WHAT TO WORK ON.
Exactly the lines from the start of the data below through the line that contains "plt.rcParams['font.family'] = [FONT, 'DejaVu" are to be copied, with pictures left out.

-- START OF PROVIDED MATERIAL --

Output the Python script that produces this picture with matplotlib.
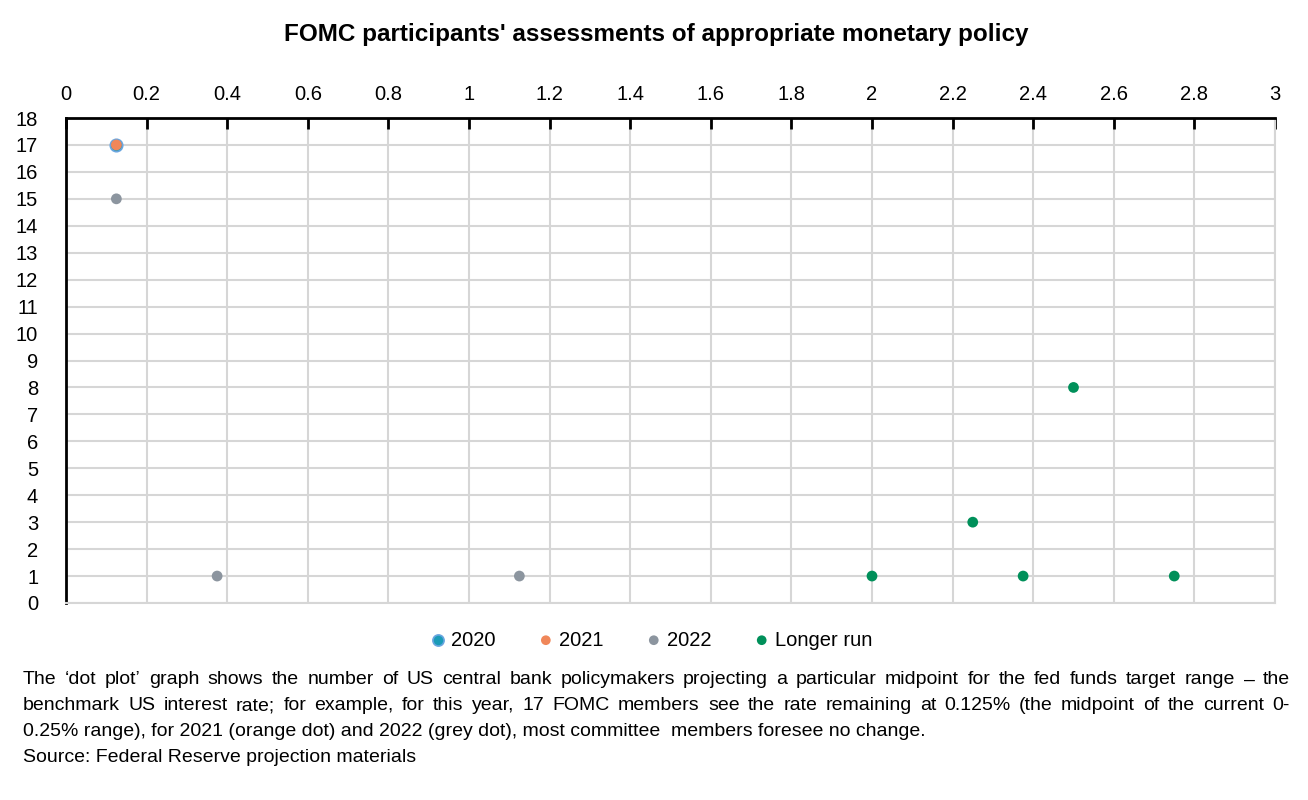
import matplotlib
matplotlib.use("Agg")
import matplotlib.pyplot as plt
from matplotlib.font_manager import fontManager

names = {f.name for f in fontManager.ttflist}
FONT = "Liberation Sans Narrow" if "Liberation Sans Narrow" in names else "Liberation Sans"
plt.rcParams['font.family'] = [FONT, 'DejaVu Sans']

title = "FOMC participants' assessments of appropriate monetary policy"
series_names = ["2020", "2021", "2022", "Longer run"]
x2020 = [0.125]
y2020 = [17]
x2021 = [0.125]
y2021 = [17]
x2022 = [0.125, 0.375, 1.125]
y2022 = [15, 1, 1]
xlong = [2.0, 2.25, 2.375, 2.5, 2.75]
ylong = [1, 3, 1, 8, 1]
xticks = [0, 0.2, 0.4, 0.6, 0.8, 1, 1.2, 1.4, 1.6, 1.8, 2, 2.2, 2.4, 2.6, 2.8, 3]
xticklabels = ["0", "0.2", "0.4", "0.6", "0.8", "1", "1.2", "1.4", "1.6", "1.8", "2",
               "2.2", "2.4", "2.6", "2.8", "3"]
yticks = list(range(0, 19))
note_lines = [
    "The \u2018dot plot\u2019 graph shows the number of US central bank policymakers  projecting a particular midpoint for the fed funds target range \u2013 the",
    "benchmark  US interest rate; for example,  for this year, 17 FOMC members see the rate remaining at 0.125% (the midpoint  of the current 0-",
    "0.25% range), for 2021 (orange dot) and 2022 (grey dot), most committee  members foresee no change.",
    "Source: Federal Reserve projection materials",
]

fig = plt.figure(figsize=(13.08, 8), dpi=100)
ax = fig.add_axes([66/1308, 1-603/800, (1275-66)/1308, (603-118)/800])

grid_c = "#d6d6d6"
ax.set_xlim(0, 3)
ax.set_ylim(0, 18)
ax.set_xticks(xticks)
ax.set_xticklabels(xticklabels)
ax.set_yticks(yticks)
ax.xaxis.tick_top()
ax.grid(True, color=grid_c, linewidth=1.5, zorder=0)
ax.set_axisbelow(True)
for s in ["bottom", "right"]:
    ax.spines[s].set_color(grid_c)
    ax.spines[s].set_linewidth(1.5)
for s in ["top", "left"]:
    ax.spines[s].set_color("black")
    ax.spines[s].set_linewidth(2)
ax.tick_params(axis='x', which='both', direction='in', length=8, width=2, color='black',
               labelsize=14.5, pad=10)
ax.tick_params(axis='y', length=0, labelsize=14.5, pad=20)

ms = 60
ax.scatter(x2020, y2020, s=ms+20, color="#1b9bb8", edgecolors="#6aa6e0", linewidths=1.2,
           label=series_names[0], zorder=3)
ax.scatter(x2021, y2021, s=ms, color="#f0875a", edgecolors="none", label=series_names[1], zorder=4)
ax.scatter(x2022, y2022, s=ms, color="#8c959f", edgecolors="none", label=series_names[2], zorder=3)
ax.scatter(xlong, ylong, s=ms, color="#00905a", edgecolors="none", label=series_names[3], zorder=3)

fig.text(656/1308, 1-35/800, title, ha='center', va='center', fontsize=17.5, fontweight='bold')

leg = fig.legend(loc='center', bbox_to_anchor=(650/1308, 1-640/800), ncol=4, frameon=False,
                 fontsize=14.5, handletextpad=0.15, columnspacing=2.0, markerscale=0.9,
                 scatterpoints=1, handlelength=1.0)

# footnote, justified lines
left_px, right_px = 23, 1290
ys = [680, 706, 731, 757]
fig.canvas.draw()
r = fig.canvas.get_renderer()
fs = 14
for i, (line, ypx) in enumerate(zip(note_lines, ys)):
    yf = 1 - ypx/800
    if i < 2:
        words = line.split()
        ts = [fig.text(0, yf, w, fontsize=fs, va='center', ha='left') for w in words]
        widths = [t.get_window_extent(renderer=r).width for t in ts]
        gap = (right_px - left_px - sum(widths)) / (len(words) - 1)
        x = left_px
        for t, w in zip(ts, widths):
            t.set_x(x/1308)
            x += w + gap
    else:
        fig.text(left_px/1308, yf, line, fontsize=fs, va='center', ha='left')

fig.savefig("out.png", dpi=100)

-- END OF PROVIDED MATERIAL --

TASK RESPONSE.
Output the Python script that produces this picture with matplotlib.
import matplotlib
matplotlib.use("Agg")
import matplotlib.pyplot as plt
from matplotlib.font_manager import fontManager

names = {f.name for f in fontManager.ttflist}
FONT = "Liberation Sans Narrow" if "Liberation Sans Narrow" in names else "Liberation Sans"
plt.rcParams['font.family'] = [FONT, 'DejaVu Sans']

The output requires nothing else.